[START OF ENTRIES PROVIDED]

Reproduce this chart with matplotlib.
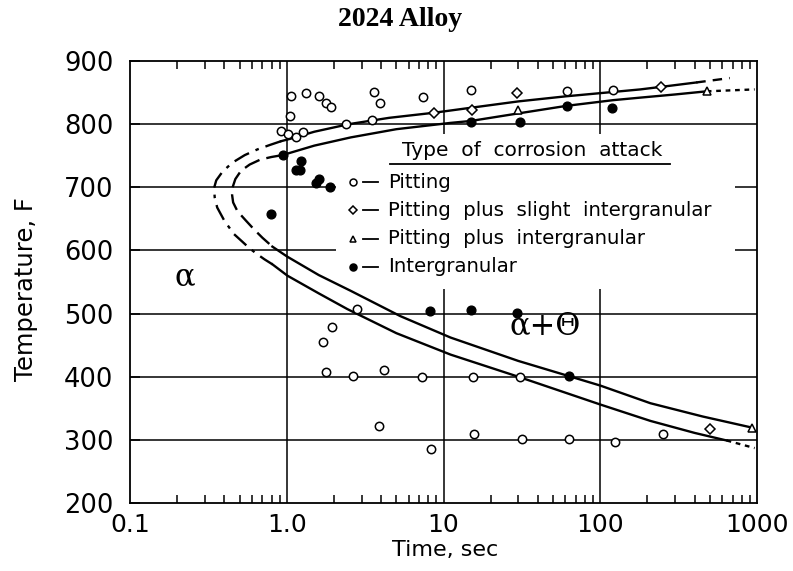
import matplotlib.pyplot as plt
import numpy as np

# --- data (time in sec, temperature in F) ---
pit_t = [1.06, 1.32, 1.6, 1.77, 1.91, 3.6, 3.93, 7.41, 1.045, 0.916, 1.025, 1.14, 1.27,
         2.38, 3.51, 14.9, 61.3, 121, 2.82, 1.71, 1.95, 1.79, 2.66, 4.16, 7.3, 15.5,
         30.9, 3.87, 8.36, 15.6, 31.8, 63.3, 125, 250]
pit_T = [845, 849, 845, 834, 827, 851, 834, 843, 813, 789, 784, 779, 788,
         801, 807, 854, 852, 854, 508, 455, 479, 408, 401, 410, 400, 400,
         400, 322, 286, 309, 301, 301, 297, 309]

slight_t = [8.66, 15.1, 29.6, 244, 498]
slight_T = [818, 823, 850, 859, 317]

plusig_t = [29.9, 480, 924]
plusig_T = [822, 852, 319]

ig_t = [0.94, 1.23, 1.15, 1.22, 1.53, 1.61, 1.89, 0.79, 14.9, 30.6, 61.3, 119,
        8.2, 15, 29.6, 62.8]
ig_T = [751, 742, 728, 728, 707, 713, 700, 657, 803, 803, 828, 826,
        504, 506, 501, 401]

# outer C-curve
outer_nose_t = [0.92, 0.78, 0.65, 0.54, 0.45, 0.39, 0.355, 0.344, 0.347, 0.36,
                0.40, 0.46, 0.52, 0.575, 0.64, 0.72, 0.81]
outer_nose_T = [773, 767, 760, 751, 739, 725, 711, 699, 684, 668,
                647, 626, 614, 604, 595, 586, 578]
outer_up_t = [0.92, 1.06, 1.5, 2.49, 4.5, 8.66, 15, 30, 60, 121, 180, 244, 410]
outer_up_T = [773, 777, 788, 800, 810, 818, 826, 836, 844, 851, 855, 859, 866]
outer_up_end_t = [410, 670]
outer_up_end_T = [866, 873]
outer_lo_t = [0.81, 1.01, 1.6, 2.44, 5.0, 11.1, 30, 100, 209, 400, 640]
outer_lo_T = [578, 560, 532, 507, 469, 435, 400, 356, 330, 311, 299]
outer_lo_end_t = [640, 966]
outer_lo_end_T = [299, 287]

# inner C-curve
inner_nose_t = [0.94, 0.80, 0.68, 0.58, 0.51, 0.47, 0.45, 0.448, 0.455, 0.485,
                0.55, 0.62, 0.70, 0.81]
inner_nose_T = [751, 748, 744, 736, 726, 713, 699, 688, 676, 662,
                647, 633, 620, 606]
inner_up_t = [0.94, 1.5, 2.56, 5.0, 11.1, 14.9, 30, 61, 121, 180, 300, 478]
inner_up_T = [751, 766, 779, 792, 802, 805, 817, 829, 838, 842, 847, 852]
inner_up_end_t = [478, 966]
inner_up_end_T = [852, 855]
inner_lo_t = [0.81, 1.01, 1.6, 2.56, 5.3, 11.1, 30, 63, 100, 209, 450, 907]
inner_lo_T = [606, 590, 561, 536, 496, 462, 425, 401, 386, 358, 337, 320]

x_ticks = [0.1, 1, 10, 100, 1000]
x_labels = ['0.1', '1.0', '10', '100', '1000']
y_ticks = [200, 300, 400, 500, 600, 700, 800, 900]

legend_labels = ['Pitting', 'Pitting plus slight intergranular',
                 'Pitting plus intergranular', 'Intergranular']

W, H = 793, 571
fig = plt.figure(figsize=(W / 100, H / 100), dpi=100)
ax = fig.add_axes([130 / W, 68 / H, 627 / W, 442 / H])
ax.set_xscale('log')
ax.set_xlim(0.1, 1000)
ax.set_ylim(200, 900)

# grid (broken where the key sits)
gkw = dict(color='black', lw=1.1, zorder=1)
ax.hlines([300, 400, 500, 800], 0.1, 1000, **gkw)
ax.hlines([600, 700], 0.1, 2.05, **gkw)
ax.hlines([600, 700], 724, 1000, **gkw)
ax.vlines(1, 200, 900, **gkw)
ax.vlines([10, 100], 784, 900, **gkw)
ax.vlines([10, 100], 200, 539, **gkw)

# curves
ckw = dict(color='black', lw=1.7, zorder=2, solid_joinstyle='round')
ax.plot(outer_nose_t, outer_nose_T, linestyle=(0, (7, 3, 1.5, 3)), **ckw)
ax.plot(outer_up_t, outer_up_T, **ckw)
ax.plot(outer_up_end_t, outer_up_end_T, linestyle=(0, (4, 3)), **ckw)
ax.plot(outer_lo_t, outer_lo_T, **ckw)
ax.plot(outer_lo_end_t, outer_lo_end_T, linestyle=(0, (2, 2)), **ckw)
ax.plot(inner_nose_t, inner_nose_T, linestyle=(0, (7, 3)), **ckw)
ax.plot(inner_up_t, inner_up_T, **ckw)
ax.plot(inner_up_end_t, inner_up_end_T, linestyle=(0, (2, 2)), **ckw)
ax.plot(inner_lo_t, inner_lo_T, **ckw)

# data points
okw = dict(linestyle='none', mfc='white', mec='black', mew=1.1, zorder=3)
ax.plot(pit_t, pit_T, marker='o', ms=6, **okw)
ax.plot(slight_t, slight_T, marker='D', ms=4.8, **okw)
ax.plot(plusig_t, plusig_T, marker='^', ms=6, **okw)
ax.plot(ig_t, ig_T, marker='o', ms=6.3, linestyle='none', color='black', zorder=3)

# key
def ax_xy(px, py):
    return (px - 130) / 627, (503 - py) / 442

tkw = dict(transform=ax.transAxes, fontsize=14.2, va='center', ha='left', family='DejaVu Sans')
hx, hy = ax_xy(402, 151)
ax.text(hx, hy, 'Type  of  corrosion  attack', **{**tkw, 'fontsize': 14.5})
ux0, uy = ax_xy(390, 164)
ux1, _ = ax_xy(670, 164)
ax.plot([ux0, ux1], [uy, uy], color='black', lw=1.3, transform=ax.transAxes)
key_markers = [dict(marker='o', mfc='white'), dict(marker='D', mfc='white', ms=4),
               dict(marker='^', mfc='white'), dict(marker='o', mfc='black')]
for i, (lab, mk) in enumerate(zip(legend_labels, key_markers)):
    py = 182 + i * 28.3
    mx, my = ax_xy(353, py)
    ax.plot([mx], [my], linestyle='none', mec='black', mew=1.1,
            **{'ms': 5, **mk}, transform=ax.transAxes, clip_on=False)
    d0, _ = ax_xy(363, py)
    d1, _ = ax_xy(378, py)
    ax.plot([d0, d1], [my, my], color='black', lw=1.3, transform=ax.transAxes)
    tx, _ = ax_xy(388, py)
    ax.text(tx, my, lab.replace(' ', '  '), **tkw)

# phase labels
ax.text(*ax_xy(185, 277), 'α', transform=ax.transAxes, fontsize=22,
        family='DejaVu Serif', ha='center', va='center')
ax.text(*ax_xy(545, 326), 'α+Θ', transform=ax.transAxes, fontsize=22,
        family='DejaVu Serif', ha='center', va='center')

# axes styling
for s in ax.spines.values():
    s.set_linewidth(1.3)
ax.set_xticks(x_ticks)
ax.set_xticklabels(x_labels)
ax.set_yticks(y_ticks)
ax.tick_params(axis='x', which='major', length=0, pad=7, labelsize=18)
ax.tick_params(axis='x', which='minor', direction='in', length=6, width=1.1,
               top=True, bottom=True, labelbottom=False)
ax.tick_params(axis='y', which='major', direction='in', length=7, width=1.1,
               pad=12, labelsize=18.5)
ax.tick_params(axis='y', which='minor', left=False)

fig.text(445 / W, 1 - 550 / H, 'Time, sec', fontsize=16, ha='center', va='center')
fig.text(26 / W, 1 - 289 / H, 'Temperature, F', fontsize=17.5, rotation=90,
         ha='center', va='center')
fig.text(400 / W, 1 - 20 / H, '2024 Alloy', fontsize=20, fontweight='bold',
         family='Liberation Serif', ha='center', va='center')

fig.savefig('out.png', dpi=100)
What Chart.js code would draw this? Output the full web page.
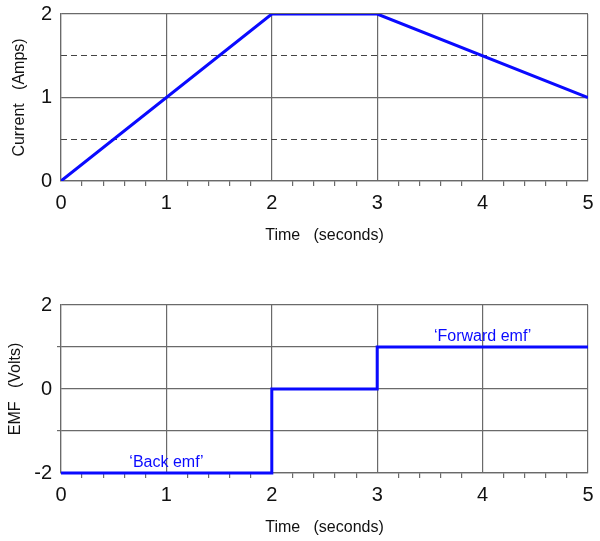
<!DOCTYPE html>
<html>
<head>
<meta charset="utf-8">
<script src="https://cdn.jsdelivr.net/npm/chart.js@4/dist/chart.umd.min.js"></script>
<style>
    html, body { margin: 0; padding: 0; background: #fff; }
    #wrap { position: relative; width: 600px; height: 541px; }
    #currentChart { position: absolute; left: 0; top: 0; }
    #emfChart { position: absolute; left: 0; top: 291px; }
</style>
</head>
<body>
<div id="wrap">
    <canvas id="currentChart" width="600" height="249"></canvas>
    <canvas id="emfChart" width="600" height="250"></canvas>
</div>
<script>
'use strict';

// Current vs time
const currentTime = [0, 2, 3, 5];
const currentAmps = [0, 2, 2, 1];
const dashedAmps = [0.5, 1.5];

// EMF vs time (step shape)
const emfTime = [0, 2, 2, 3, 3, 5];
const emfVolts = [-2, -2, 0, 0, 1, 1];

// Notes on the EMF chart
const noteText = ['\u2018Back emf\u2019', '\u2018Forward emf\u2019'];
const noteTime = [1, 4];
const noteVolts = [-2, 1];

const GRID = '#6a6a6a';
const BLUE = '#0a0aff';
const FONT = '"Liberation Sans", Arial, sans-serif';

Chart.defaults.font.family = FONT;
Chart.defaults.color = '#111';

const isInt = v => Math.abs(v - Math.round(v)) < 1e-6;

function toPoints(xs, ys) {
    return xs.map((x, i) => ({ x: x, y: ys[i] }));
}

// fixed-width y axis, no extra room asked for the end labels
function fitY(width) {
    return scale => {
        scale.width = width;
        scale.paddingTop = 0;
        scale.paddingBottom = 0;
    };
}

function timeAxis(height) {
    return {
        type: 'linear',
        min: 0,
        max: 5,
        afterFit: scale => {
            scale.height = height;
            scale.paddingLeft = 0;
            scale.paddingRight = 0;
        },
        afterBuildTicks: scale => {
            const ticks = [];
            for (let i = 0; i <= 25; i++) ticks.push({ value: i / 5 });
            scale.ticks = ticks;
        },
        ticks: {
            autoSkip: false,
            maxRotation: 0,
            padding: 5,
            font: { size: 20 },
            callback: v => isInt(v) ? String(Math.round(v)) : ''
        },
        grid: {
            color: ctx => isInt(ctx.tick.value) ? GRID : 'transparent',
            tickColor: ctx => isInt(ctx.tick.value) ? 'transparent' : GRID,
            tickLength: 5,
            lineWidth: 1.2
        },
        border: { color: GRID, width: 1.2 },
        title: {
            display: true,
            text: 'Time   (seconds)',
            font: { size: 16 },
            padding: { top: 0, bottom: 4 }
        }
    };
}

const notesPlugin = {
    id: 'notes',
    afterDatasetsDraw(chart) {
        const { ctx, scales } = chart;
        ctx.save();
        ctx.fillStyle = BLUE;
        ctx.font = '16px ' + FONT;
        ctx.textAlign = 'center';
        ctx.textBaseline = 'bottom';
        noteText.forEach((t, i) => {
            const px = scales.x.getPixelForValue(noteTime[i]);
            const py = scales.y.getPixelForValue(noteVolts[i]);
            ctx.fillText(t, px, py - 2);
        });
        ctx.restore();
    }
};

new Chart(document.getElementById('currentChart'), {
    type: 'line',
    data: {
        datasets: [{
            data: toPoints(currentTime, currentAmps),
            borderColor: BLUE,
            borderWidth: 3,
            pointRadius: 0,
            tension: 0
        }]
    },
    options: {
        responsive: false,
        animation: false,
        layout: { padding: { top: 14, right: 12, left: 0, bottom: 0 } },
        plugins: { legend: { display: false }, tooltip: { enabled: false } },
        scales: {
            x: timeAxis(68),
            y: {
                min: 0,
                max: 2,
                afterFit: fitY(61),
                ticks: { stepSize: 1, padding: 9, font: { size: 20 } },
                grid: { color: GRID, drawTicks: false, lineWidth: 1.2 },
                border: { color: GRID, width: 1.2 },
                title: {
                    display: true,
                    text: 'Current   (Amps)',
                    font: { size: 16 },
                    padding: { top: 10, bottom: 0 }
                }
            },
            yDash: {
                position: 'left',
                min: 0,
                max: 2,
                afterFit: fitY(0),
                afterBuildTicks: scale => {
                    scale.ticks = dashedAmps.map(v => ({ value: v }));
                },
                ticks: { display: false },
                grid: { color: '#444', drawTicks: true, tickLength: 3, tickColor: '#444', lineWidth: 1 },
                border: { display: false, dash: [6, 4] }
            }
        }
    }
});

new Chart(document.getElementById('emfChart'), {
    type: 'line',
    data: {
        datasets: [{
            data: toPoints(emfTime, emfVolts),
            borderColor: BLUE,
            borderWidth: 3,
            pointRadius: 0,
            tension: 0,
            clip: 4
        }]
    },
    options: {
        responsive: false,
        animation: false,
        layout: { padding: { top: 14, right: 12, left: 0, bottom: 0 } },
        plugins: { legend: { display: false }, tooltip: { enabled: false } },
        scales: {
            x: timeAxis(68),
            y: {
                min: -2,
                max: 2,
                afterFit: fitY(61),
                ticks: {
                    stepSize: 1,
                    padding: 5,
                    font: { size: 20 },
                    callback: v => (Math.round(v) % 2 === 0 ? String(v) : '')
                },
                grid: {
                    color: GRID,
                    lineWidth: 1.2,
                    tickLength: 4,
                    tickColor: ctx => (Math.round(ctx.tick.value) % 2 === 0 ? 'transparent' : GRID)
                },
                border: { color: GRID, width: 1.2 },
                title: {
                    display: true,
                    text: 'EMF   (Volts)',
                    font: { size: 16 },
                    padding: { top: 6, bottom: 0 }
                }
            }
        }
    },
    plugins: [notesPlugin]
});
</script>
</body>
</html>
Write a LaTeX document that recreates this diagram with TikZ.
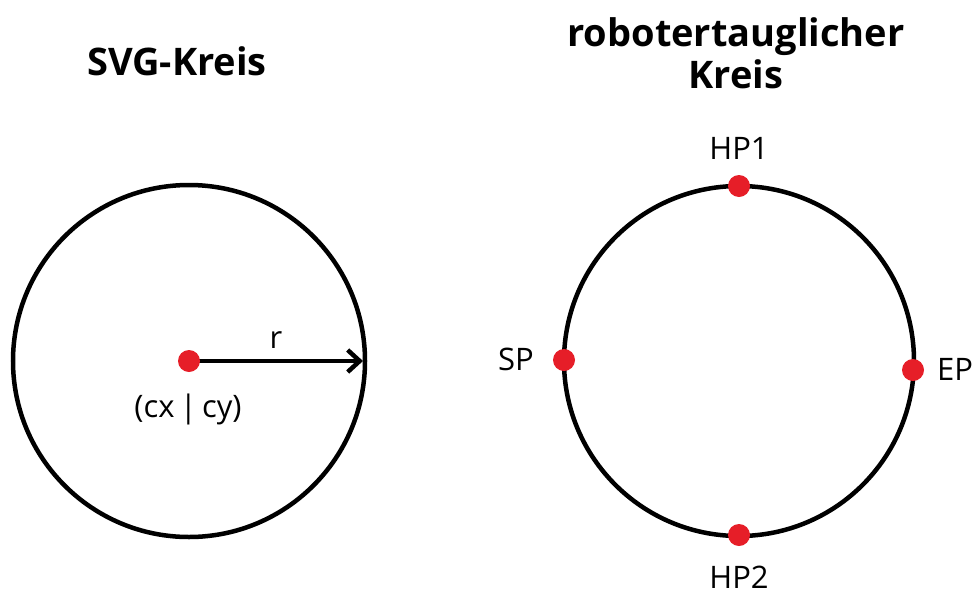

[END OF ENTRIES PROVIDED]

REQUIRED WORK -
Quote, exactly and only, the lines from the first line of the data above through the line containing "400, 322, 286, 309, 301, 301, 297, 309]". The pictures do not belong in it.

REPLY TO THE TASK -
Reproduce this chart with matplotlib.
import matplotlib.pyplot as plt
import numpy as np

# --- data (time in sec, temperature in F) ---
pit_t = [1.06, 1.32, 1.6, 1.77, 1.91, 3.6, 3.93, 7.41, 1.045, 0.916, 1.025, 1.14, 1.27,
         2.38, 3.51, 14.9, 61.3, 121, 2.82, 1.71, 1.95, 1.79, 2.66, 4.16, 7.3, 15.5,
         30.9, 3.87, 8.36, 15.6, 31.8, 63.3, 125, 250]
pit_T = [845, 849, 845, 834, 827, 851, 834, 843, 813, 789, 784, 779, 788,
         801, 807, 854, 852, 854, 508, 455, 479, 408, 401, 410, 400, 400,
         400, 322, 286, 309, 301, 301, 297, 309]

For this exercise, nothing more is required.